● Directions: Search the listing for the string "chart" and copy every line that contains it.

● Records to process:
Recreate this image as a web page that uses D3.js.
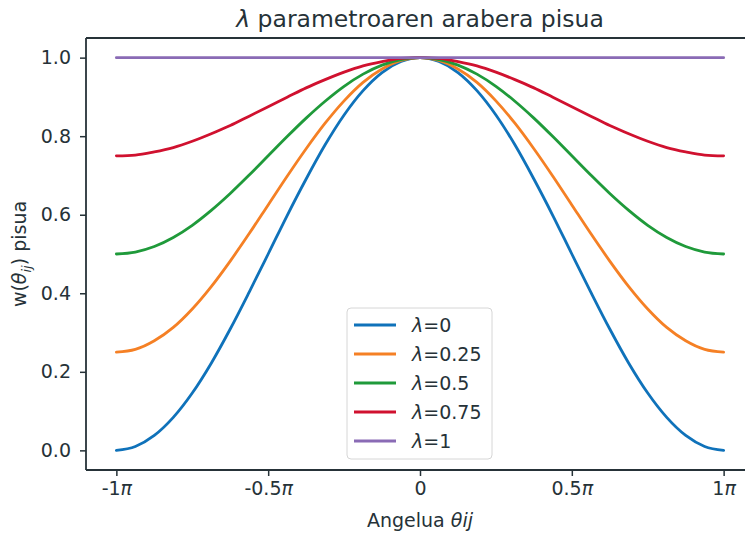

---

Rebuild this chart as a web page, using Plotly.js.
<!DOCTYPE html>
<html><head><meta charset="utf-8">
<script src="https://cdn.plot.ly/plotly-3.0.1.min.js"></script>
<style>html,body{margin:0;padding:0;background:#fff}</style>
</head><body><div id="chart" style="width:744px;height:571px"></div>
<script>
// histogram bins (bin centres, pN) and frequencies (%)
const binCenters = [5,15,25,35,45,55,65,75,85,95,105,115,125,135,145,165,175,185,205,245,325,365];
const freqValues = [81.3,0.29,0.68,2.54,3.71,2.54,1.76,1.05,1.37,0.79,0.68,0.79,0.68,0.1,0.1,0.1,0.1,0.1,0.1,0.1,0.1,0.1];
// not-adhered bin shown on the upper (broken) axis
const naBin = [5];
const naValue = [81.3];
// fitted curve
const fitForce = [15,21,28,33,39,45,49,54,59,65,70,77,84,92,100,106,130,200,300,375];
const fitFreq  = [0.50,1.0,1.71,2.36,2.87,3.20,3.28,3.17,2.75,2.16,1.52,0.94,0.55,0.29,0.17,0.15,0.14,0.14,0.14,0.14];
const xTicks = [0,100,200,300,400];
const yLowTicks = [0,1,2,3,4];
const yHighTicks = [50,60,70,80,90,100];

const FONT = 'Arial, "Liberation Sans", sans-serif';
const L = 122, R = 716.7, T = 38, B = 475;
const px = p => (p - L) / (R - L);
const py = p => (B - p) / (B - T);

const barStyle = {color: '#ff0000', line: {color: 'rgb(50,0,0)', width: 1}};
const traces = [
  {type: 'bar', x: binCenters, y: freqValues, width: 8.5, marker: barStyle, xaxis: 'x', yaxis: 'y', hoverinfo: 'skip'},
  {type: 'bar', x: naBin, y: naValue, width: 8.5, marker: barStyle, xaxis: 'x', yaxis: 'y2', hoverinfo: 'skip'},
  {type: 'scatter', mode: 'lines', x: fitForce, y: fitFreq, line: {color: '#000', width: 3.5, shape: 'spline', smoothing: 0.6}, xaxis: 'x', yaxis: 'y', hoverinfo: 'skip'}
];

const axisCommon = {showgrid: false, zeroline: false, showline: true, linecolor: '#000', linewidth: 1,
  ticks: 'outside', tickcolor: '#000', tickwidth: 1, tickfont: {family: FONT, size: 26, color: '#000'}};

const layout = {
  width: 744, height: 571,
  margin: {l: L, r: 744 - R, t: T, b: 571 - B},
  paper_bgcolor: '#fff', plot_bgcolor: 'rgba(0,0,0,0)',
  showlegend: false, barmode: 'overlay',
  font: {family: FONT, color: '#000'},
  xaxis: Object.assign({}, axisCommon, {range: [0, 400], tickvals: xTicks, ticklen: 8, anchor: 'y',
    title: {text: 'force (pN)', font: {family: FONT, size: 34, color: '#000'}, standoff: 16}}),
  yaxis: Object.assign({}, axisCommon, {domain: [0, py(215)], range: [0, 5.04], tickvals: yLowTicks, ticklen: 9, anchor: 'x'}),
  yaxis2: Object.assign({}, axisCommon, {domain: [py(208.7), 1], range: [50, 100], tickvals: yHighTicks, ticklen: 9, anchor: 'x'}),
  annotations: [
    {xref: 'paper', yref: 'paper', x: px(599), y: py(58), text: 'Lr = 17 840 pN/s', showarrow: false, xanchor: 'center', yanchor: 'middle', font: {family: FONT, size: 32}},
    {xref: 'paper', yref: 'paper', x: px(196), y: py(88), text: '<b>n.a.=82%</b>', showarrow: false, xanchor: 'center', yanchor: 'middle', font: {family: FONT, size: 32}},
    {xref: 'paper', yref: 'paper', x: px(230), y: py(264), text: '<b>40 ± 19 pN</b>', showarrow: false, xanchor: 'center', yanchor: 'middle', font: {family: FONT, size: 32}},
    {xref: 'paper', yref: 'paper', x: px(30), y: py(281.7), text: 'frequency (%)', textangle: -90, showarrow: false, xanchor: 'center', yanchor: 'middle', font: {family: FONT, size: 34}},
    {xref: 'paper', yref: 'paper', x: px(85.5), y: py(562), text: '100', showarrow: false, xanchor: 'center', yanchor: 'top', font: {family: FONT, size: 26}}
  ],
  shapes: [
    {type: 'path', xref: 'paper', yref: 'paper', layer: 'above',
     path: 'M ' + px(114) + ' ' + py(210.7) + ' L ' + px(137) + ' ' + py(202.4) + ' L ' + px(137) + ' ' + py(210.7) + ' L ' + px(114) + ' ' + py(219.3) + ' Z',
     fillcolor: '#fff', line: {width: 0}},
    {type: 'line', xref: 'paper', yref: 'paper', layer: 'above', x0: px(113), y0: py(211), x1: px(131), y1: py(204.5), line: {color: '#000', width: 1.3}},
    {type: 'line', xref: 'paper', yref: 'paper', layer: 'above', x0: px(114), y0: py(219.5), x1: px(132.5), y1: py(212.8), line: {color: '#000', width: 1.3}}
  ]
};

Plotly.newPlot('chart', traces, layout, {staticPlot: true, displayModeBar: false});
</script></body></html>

...

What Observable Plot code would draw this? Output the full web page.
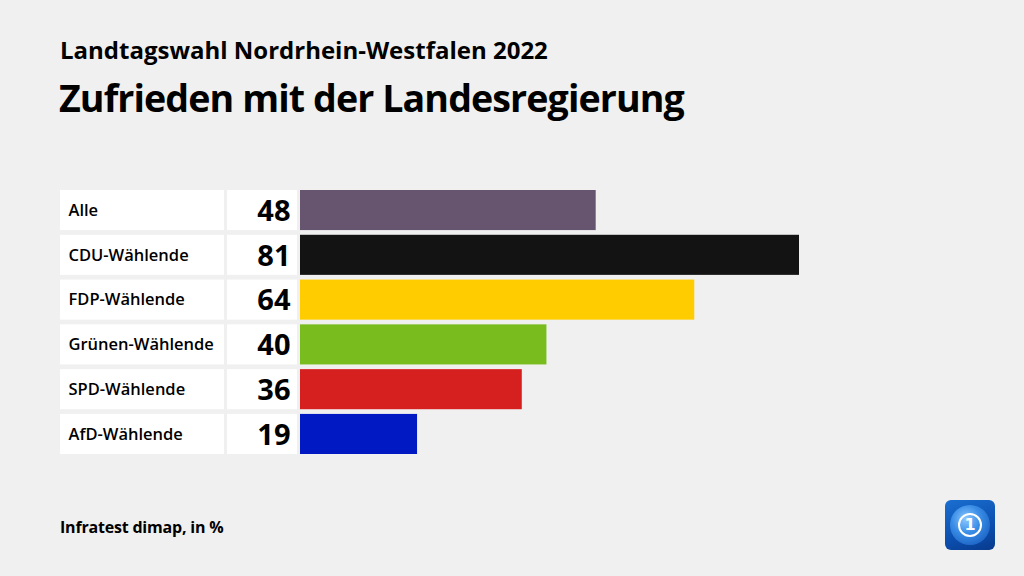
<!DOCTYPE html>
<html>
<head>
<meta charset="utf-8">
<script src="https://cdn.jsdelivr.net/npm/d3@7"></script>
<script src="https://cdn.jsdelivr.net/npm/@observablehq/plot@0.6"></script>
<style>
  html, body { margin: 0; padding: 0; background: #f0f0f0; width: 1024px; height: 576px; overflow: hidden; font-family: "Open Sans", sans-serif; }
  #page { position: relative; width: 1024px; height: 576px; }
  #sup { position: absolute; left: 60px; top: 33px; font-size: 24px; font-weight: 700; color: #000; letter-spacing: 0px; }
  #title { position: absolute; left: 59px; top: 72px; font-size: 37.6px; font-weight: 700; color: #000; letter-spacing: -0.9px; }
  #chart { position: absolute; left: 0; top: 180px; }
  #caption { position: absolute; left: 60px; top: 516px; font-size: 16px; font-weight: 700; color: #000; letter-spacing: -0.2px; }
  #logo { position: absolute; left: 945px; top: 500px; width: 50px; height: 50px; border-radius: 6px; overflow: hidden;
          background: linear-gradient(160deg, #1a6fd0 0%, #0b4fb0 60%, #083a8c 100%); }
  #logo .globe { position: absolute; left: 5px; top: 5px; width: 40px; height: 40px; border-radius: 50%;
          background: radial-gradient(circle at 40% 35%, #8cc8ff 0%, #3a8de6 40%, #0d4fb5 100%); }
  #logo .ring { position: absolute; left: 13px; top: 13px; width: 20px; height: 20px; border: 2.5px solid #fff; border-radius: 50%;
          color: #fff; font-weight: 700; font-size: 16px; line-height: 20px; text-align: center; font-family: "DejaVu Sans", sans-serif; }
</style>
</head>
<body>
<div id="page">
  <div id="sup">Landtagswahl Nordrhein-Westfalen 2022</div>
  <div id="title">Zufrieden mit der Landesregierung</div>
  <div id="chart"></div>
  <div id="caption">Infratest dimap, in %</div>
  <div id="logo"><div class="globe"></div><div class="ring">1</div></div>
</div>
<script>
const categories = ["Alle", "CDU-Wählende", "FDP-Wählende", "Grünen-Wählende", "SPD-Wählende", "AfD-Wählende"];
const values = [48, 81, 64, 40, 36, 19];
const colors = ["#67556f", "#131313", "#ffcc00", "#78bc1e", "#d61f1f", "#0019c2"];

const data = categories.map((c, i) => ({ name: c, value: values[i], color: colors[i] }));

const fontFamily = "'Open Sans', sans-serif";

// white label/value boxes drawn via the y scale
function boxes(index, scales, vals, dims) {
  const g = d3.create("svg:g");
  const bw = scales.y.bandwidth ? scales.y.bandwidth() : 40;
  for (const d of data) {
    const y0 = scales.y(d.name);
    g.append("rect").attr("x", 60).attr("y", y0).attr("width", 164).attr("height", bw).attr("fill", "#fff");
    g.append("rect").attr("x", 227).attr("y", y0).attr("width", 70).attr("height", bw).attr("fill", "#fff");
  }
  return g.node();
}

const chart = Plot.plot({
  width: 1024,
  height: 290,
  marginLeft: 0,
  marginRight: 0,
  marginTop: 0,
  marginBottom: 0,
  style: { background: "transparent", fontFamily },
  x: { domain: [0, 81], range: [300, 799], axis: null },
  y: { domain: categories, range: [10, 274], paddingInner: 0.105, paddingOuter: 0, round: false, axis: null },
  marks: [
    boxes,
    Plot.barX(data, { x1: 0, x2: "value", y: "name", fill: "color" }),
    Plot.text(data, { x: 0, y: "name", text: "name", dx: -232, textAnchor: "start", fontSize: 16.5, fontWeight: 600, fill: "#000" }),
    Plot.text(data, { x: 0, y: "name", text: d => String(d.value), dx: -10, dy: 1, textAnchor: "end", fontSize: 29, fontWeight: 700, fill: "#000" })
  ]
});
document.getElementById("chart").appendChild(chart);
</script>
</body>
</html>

● Worked answer:
Rebuild this chart as a web page, using Plotly.js.
</head><body><div id="chart" style="width:744px;height:571px"></div>
Plotly.newPlot('chart', traces, layout, {staticPlot: true, displayModeBar: false});
  #chart { position: absolute; left: 0; top: 180px; }
  <div id="chart"></div>
const chart = Plot.plot({
document.getElementById("chart").appendChild(chart);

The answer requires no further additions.